**What is asked**
Skip all pictures. Write out the data below from its first line through the line that contains "(0,0) rectangle (3564,954);".

**Supplied data**

+---+

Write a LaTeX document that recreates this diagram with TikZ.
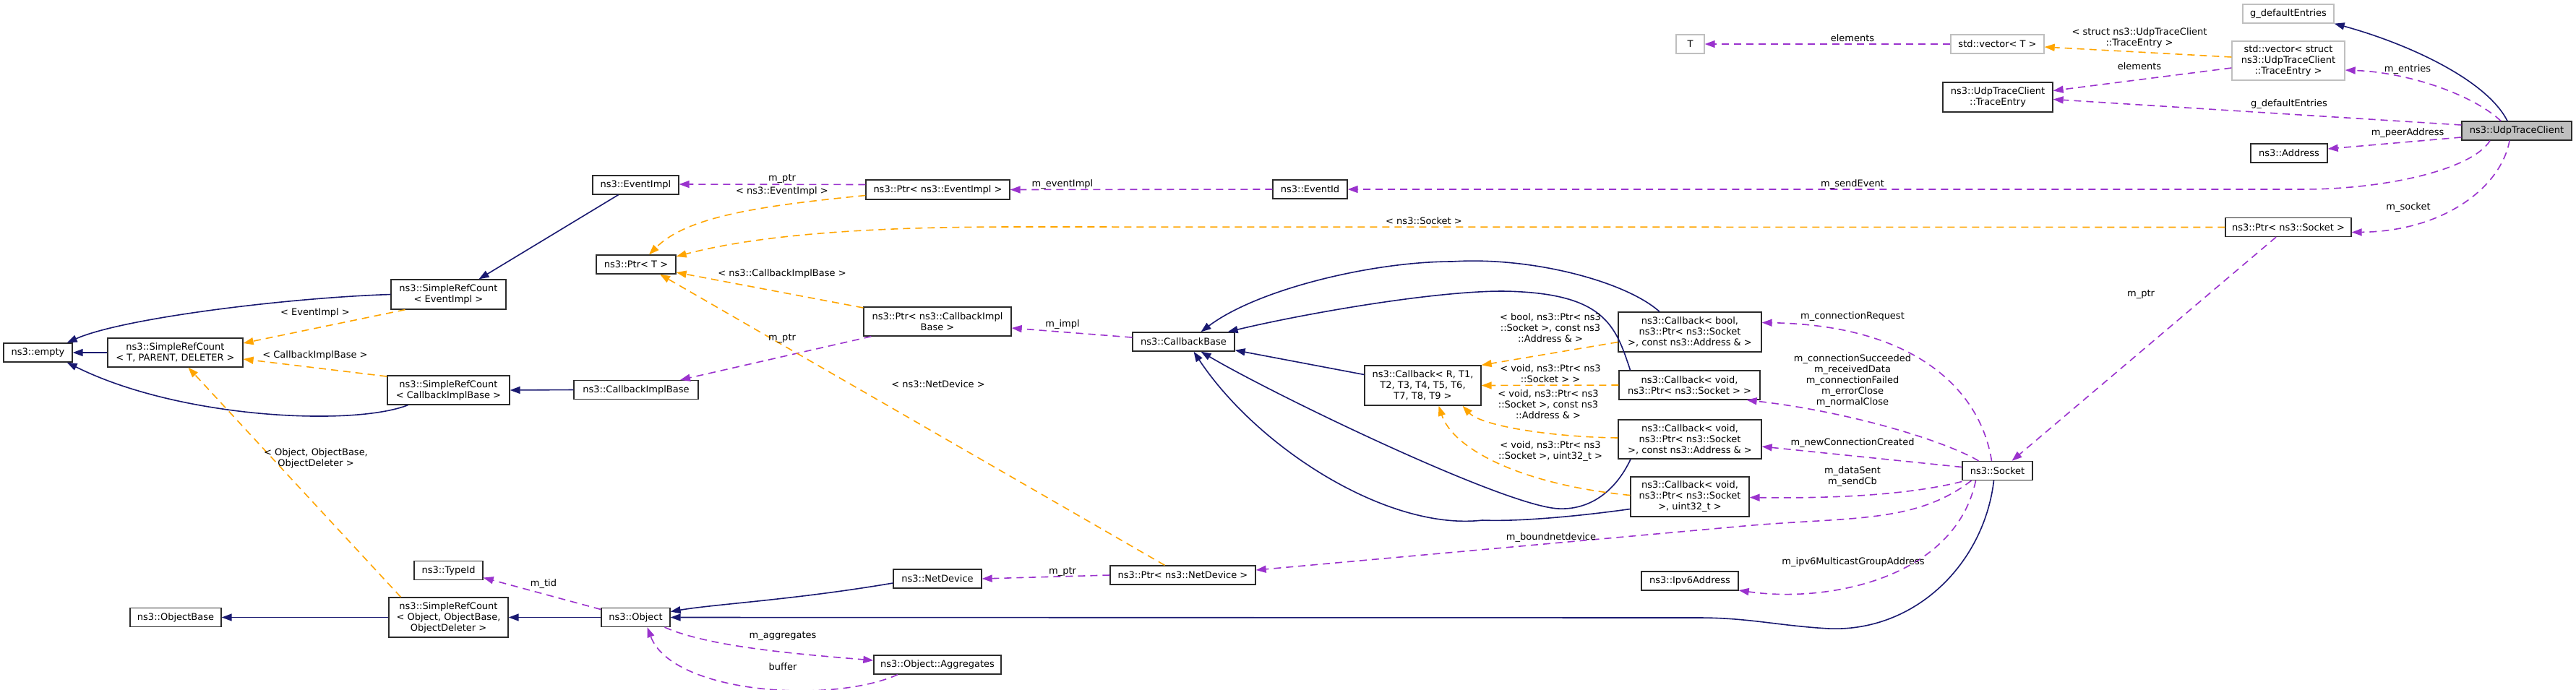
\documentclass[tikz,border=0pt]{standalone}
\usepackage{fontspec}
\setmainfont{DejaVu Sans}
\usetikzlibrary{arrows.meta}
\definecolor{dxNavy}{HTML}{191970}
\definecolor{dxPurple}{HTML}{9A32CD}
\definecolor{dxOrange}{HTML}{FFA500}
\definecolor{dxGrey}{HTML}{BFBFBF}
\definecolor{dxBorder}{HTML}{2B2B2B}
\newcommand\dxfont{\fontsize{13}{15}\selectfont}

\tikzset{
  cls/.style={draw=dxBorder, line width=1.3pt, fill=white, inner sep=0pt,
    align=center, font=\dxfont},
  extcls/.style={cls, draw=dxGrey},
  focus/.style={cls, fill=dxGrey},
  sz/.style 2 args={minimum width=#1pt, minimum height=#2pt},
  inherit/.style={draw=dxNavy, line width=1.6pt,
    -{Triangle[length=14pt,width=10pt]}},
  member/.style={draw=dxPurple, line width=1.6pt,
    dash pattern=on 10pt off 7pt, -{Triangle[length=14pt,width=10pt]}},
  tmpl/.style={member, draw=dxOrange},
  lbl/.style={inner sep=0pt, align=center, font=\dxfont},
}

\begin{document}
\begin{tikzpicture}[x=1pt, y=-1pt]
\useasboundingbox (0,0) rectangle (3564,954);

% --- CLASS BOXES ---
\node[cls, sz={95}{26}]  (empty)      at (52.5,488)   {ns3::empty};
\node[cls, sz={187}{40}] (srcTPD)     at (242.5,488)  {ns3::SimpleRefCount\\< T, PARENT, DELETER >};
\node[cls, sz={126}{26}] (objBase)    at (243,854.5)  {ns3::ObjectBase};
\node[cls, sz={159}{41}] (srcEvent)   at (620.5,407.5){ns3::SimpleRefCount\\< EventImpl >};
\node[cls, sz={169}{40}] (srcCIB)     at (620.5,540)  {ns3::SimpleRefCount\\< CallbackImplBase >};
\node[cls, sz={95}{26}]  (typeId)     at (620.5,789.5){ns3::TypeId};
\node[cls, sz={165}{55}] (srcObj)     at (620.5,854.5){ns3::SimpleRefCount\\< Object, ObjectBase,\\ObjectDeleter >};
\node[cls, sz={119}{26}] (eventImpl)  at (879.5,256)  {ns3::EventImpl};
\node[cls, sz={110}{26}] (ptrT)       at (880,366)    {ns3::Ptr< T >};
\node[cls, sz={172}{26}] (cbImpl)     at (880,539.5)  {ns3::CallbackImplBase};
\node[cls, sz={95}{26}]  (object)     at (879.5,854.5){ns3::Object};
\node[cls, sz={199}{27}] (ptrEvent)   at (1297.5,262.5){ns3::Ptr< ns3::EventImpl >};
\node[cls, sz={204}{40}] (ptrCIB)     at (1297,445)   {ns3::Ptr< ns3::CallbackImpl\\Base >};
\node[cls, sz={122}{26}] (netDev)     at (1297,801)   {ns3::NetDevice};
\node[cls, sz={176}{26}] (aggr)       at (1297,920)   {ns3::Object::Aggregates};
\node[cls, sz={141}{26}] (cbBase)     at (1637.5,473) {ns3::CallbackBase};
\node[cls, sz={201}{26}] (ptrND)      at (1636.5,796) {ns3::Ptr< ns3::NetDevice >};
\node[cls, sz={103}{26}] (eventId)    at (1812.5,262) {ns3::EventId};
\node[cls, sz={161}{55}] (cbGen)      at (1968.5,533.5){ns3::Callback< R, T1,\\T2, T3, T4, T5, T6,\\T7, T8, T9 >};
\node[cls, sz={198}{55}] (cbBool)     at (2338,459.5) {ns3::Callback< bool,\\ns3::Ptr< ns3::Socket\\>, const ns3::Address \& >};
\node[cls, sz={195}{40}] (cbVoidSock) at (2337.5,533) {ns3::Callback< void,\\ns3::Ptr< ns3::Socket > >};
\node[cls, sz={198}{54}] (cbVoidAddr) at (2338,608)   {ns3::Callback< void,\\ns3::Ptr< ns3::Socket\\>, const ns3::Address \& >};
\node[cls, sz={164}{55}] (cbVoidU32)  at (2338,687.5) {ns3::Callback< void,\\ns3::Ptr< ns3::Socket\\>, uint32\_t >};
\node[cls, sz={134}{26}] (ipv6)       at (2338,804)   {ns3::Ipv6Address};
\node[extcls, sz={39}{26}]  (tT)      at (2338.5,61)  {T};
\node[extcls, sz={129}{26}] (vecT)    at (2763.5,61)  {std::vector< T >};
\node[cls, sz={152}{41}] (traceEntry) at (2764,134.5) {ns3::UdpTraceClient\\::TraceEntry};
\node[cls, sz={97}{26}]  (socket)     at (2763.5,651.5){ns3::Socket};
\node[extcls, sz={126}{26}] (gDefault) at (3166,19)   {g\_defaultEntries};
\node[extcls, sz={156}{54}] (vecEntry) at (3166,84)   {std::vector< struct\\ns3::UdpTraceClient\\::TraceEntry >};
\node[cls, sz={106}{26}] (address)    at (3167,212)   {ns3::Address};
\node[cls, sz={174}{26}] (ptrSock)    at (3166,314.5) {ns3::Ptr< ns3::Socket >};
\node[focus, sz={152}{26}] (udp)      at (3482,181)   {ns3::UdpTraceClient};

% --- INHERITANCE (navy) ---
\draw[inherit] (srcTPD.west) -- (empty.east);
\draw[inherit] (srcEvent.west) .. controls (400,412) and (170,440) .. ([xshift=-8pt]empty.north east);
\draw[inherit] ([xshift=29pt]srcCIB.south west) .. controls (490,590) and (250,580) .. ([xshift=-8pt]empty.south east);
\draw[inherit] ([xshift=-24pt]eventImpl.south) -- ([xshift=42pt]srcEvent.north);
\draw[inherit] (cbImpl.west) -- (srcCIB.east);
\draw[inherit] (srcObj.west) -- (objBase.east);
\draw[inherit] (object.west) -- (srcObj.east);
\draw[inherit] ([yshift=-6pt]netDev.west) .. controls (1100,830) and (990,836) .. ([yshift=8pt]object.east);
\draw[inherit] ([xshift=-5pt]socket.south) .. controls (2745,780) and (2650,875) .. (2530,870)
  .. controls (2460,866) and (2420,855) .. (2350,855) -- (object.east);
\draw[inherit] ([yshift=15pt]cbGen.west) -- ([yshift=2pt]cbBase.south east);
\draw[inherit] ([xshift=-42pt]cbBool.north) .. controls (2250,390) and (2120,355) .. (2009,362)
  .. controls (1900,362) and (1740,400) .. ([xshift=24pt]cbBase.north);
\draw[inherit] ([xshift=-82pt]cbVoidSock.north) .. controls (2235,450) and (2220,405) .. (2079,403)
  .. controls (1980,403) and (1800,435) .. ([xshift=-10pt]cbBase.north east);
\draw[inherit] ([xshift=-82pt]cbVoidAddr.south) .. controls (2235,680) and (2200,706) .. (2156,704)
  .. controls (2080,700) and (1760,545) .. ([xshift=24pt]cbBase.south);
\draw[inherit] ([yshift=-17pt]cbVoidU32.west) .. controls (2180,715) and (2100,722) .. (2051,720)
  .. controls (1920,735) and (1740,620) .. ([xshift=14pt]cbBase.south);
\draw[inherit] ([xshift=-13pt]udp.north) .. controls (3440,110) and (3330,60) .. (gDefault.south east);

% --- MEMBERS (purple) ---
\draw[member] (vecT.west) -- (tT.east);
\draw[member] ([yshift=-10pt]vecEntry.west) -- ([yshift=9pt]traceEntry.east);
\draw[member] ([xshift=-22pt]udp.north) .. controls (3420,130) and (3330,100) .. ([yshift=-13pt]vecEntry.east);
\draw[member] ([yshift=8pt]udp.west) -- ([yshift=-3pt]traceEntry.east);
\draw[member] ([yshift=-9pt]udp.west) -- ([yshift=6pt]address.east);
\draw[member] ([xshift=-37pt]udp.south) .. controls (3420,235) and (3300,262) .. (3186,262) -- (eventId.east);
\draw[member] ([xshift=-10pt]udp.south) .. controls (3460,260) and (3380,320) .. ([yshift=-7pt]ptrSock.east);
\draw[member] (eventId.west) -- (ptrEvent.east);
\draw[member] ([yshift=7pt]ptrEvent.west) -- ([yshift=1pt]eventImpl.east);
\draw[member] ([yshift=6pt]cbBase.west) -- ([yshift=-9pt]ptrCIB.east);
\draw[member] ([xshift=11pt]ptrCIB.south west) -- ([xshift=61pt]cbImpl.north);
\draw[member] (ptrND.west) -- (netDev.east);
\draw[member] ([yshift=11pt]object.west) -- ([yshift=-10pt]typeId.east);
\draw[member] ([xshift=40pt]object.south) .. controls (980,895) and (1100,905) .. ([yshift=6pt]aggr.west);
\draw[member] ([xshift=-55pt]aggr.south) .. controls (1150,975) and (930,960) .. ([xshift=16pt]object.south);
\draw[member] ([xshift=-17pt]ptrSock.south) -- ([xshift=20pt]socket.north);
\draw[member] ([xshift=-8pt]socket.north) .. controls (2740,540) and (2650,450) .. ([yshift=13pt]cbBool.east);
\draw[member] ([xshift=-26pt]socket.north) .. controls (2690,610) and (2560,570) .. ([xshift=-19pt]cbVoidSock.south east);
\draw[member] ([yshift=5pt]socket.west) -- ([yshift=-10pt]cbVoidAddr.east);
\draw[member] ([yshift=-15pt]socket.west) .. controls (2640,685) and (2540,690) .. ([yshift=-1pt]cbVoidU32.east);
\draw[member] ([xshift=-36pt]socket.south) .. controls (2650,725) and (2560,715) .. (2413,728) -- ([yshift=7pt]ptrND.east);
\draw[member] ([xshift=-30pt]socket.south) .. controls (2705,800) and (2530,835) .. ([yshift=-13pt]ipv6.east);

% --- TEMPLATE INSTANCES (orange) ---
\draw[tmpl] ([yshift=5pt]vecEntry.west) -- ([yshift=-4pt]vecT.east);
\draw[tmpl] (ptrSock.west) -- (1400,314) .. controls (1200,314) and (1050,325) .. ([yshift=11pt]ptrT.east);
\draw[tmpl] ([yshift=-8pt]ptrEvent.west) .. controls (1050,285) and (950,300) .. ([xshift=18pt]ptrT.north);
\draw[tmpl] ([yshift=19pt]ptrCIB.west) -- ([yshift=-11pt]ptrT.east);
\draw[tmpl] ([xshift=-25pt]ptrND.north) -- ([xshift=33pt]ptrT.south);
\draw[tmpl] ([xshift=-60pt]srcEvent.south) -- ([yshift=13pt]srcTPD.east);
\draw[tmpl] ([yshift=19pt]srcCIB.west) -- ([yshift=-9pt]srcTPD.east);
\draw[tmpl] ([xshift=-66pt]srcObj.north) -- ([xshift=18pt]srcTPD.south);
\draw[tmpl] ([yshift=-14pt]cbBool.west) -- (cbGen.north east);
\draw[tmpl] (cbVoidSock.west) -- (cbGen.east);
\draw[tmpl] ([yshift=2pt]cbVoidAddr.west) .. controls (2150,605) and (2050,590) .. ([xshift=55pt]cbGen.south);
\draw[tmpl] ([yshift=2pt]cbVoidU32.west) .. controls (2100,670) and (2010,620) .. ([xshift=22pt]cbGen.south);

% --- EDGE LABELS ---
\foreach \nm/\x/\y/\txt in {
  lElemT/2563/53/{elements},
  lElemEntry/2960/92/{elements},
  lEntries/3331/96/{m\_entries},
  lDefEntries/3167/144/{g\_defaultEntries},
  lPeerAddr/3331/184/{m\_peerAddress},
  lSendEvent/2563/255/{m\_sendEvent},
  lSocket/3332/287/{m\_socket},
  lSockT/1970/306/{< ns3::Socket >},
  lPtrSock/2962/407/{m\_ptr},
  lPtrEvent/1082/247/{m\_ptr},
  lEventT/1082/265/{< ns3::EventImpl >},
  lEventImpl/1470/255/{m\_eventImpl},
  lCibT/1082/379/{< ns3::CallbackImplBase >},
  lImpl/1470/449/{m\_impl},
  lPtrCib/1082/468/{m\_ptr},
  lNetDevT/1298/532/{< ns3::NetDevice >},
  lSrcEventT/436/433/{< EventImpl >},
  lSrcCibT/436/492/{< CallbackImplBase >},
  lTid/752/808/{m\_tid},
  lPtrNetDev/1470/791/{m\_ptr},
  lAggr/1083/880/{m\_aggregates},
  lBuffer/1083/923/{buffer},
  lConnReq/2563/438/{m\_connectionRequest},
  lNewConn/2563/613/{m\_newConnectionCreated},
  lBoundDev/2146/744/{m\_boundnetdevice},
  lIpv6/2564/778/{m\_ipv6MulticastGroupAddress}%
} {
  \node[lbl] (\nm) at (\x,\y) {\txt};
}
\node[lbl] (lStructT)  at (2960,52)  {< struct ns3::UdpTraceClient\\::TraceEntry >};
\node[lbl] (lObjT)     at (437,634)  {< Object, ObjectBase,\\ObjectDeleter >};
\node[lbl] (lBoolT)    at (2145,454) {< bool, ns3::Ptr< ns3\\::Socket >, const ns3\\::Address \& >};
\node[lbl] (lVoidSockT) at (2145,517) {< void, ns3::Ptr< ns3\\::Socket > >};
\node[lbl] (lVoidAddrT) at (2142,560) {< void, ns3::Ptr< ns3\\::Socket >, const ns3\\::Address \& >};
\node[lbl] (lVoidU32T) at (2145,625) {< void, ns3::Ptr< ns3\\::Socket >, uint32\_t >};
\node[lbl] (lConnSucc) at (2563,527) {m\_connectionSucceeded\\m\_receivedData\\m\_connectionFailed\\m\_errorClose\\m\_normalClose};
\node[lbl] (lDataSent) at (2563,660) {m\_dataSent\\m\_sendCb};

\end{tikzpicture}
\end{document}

+---+

**Written reply**
Write a LaTeX document that recreates this diagram with TikZ.
\documentclass[tikz,border=0pt]{standalone}
\usepackage{fontspec}
\setmainfont{DejaVu Sans}
\usetikzlibrary{arrows.meta}
\definecolor{dxNavy}{HTML}{191970}
\definecolor{dxPurple}{HTML}{9A32CD}
\definecolor{dxOrange}{HTML}{FFA500}
\definecolor{dxGrey}{HTML}{BFBFBF}
\definecolor{dxBorder}{HTML}{2B2B2B}
\newcommand\dxfont{\fontsize{13}{15}\selectfont}

\tikzset{
  cls/.style={draw=dxBorder, line width=1.3pt, fill=white, inner sep=0pt,
    align=center, font=\dxfont},
  extcls/.style={cls, draw=dxGrey},
  focus/.style={cls, fill=dxGrey},
  sz/.style 2 args={minimum width=#1pt, minimum height=#2pt},
  inherit/.style={draw=dxNavy, line width=1.6pt,
    -{Triangle[length=14pt,width=10pt]}},
  member/.style={draw=dxPurple, line width=1.6pt,
    dash pattern=on 10pt off 7pt, -{Triangle[length=14pt,width=10pt]}},
  tmpl/.style={member, draw=dxOrange},
  lbl/.style={inner sep=0pt, align=center, font=\dxfont},
}

\begin{document}
\begin{tikzpicture}[x=1pt, y=-1pt]
\useasboundingbox (0,0) rectangle (3564,954);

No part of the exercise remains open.